WR Dwayne Jarrett got a jersey Sunday for the first time this season and actually saw action on a couple of plays. He caught one pass for six yards, which left him second on the team in receiving yards through the first half. "He did what he had to do," Carr said. "They had a small package for him. Obviously you're not going to give him the world to come in and try to execute."
REPORT CARD VS. BUCCANEERS
PASSING OFFENSE: F -- Up until the final quarter, Carr was averaging 2.0 yards per pass attempt. He wound up throwing for 155 yards, but 69 of those came on the final drive. He was picked off once and sacked three times and the Panthers failed to get WR Steve Smith (32 yards) involved in the offense -- again. Same old problems as the Panthers need a No. 2 receiver to step up. Foster dropped two passes, and Smith and Drew Carter one. All in all, another abysmal effort on offense.
RUSHING OFFENSE: D-minus -- The Panthers managed 99 yards on 23 carries with DeShaun Foster carrying 15 times for 64 yards. However, he fumbled twice and turned the ball over once. David Carr accounted for most of Carolina's other yards on the ground, recording 28 yards on five scrambles.
PASS DEFENSE: D-minus -- Jeff Garcia didn't put up great numbers (15 of 25 for 176 yards), but he set the tone for the game on the first two drives, simply dissecting Carolina's terrible pass defense. You had the feeling Garcia could have thrown the ball around the yard all day if this had been a competitive game.
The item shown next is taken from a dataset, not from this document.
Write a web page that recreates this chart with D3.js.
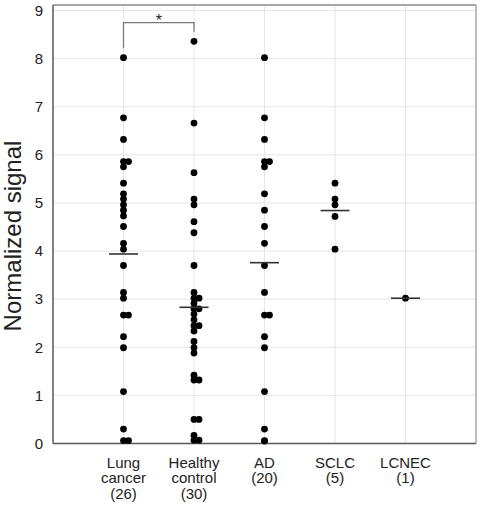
<!DOCTYPE html>
<html>
<head>
<meta charset="utf-8">
<script src="https://cdn.jsdelivr.net/npm/d3@7"></script>
<style>
  html, body { margin: 0; padding: 0; background: #fff; }
  svg { display: block; font-family: Arial, "Liberation Sans", sans-serif; }
</style>
</head>
<body>
<svg id="chart" width="483" height="509"></svg>
<script>
const categories = ["Lung cancer", "Healthy control", "AD", "SCLC", "LCNEC"];
const categoryLabels = [["Lung", "cancer", "(26)"], ["Healthy", "control", "(30)"], ["AD", "(20)"], ["SCLC", "(5)"], ["LCNEC", "(1)"]];
const lungCancer = [8.02, 6.77, 6.32, 5.86, 5.86, 5.75, 5.41, 5.19, 5.08, 4.96, 4.85, 4.73, 4.51, 4.16, 4.04, 3.70, 3.14, 3.02, 2.67, 2.67, 2.22, 1.99, 1.08, 0.30, 0.06, 0.06];
const healthyControl = [8.36, 6.66, 5.63, 5.08, 4.96, 4.61, 4.38, 3.70, 3.14, 3.02, 3.02, 2.91, 2.80, 2.80, 2.69, 2.57, 2.45, 2.45, 2.34, 2.12, 1.99, 1.88, 1.42, 1.32, 1.32, 0.50, 0.50, 0.17, 0.07, 0.07];
const ad = [8.02, 6.77, 6.32, 5.86, 5.86, 5.75, 5.19, 4.85, 4.51, 4.16, 3.70, 3.14, 2.67, 2.67, 2.22, 1.99, 1.08, 0.30, 0.06, 0.05];
const sclc = [5.41, 5.08, 4.96, 4.72, 4.04];
const lcnec = [3.02];
const yTicks = [0, 1, 2, 3, 4, 5, 6, 7, 8, 9];
const yTitle = "Normalized signal";
const significance = { from: "Lung cancer", to: "Healthy control", label: "*" };

const seriesValues = [lungCancer, healthyControl, ad, sclc, lcnec];

const svg = d3.select("#chart");
const pLeft = 53, pRight = 476, pTop = 5, pBottom = 443.5;

const x = d3.scalePoint().domain(categories).range([pLeft, pRight]).padding(1);
const y = d3.scaleLinear().domain([0, 9]).range([pBottom, 10.5]);

// gridlines
svg.append("g").selectAll("line").data(yTicks.filter(d => d > 0)).join("line")
  .attr("x1", pLeft).attr("x2", pRight)
  .attr("y1", d => y(d)).attr("y2", d => y(d))
  .attr("stroke", "#e6e6e6").attr("stroke-width", 1);
svg.append("g").selectAll("line").data(categories).join("line")
  .attr("x1", d => x(d)).attr("x2", d => x(d))
  .attr("y1", pTop).attr("y2", pBottom)
  .attr("stroke", "#e6e6e6").attr("stroke-width", 1);

// frame
svg.append("line").attr("x1", pLeft).attr("x2", pRight).attr("y1", pTop).attr("y2", pTop)
  .attr("stroke", "#a8a8a8").attr("stroke-width", 2);
svg.append("line").attr("x1", pRight).attr("x2", pRight).attr("y1", pTop).attr("y2", pBottom)
  .attr("stroke", "#a8a8a8").attr("stroke-width", 1.5);

// y axis
const yAxis = d3.axisLeft(y).tickValues(yTicks).tickSize(0).tickPadding(10).tickFormat(d3.format("d"));
const gy = svg.append("g").attr("transform", `translate(${pLeft},0)`).call(yAxis);
gy.select(".domain").attr("stroke", "#595959").attr("stroke-width", 1.5).attr("d", `M0,${pTop}V${pBottom}`);
gy.selectAll("text").attr("font-size", 15).attr("fill", "#222").attr("font-family", "Arial, 'Liberation Sans', sans-serif");

// x axis
const xAxis = d3.axisBottom(x).tickSize(0).tickFormat("");
const gx = svg.append("g").attr("transform", `translate(0,${pBottom})`).call(xAxis);
gx.select(".domain").attr("stroke", "#595959").attr("stroke-width", 1.5).attr("d", `M${pLeft},0H${pRight}`);

// x labels
categories.forEach((c, i) => {
  const t = svg.append("text").attr("text-anchor", "middle").attr("font-size", 15).attr("fill", "#222");
  categoryLabels[i].forEach((line, j) => {
    t.append("tspan").attr("x", x(c)).attr("y", 467.5 + j * 15.8).text(line);
  });
});

// y title
svg.append("text")
  .attr("transform", `translate(21,236) rotate(-90)`)
  .attr("text-anchor", "middle").attr("font-size", 24).attr("fill", "#222")
  .text(yTitle);

// points with simple offset for duplicates
const dotOffset = 5;
categories.forEach((c, i) => {
  const vals = seriesValues[i];
  const seen = new Map();
  const pts = vals.map(v => {
    const k = seen.get(v) || 0;
    seen.set(v, k + 1);
    return { v, k };
  });
  svg.append("g").selectAll("circle").data(pts).join("circle")
    .attr("cx", d => x(c) + d.k * dotOffset)
    .attr("cy", d => y(d.v))
    .attr("r", 3.4)
    .attr("fill", "#000");
  const m = d3.mean(vals);
  svg.append("line")
    .attr("x1", x(c) - 14.5).attr("x2", x(c) + 14.5)
    .attr("y1", y(m)).attr("y2", y(m))
    .attr("stroke", "#333").attr("stroke-width", 1.6);
});

// significance bracket
const xa = x(significance.from), xb = x(significance.to);
const ya = y(d3.max(lungCancer)) - 10, yb = y(d3.max(healthyControl)) - 9.5;
const yBr = 22.7;
svg.append("path")
  .attr("d", `M${xa},${ya}V${yBr}H${xb}V${yb}`)
  .attr("fill", "none").attr("stroke", "#7a7a7a").attr("stroke-width", 1.3);
svg.append("text").attr("x", (xa + xb) / 2).attr("y", 26).attr("text-anchor", "middle")
  .attr("font-size", 16).attr("fill", "#222").text(significance.label);
</script>
</body>
</html>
RUSH DEFENSE: F -- The Panthers allowed the Bucs to run for 189 yards on 42 carries or 4.5 yards per carry. Even after starter Carnell Williams left the game in the first quarter, the Panthers still couldn't stop the Bucs. Michael Pittman led the way with 90 yards on 15 carries. Earnest Graham had 48 yards on 17 carries. Both of Tampa's touchdowns came on the ground.
SPECIAL TEAMS: D -- Well, at least the Panthers finally had DeAngelo Williams back returning kickoffs -- although it took a concussion to Nick Goings for that to happen. Williams had 29 yards on his lone return, while Goings averaged 17.7 on three returns. Jason Baker had two nice punts and two not-so-good punts in a busy day.
COACHING: F -- How is it you have all week to prepare for Garcia and you still come out and allow him to drive up and down the field for two scores? Unlike the Panthers, the Bucs were actually able to hold on to a 14-0 first-quarter lead. Offensive coordinator Jeff Davidson needs to find ways to get Smith into the offense. Of course, Smith needs to stop dropping balls, too. And why can't this team win at home? Another case of Carolina's home-field disadvantage for the Panthers, who have been outscored 118-44 in their last four home games.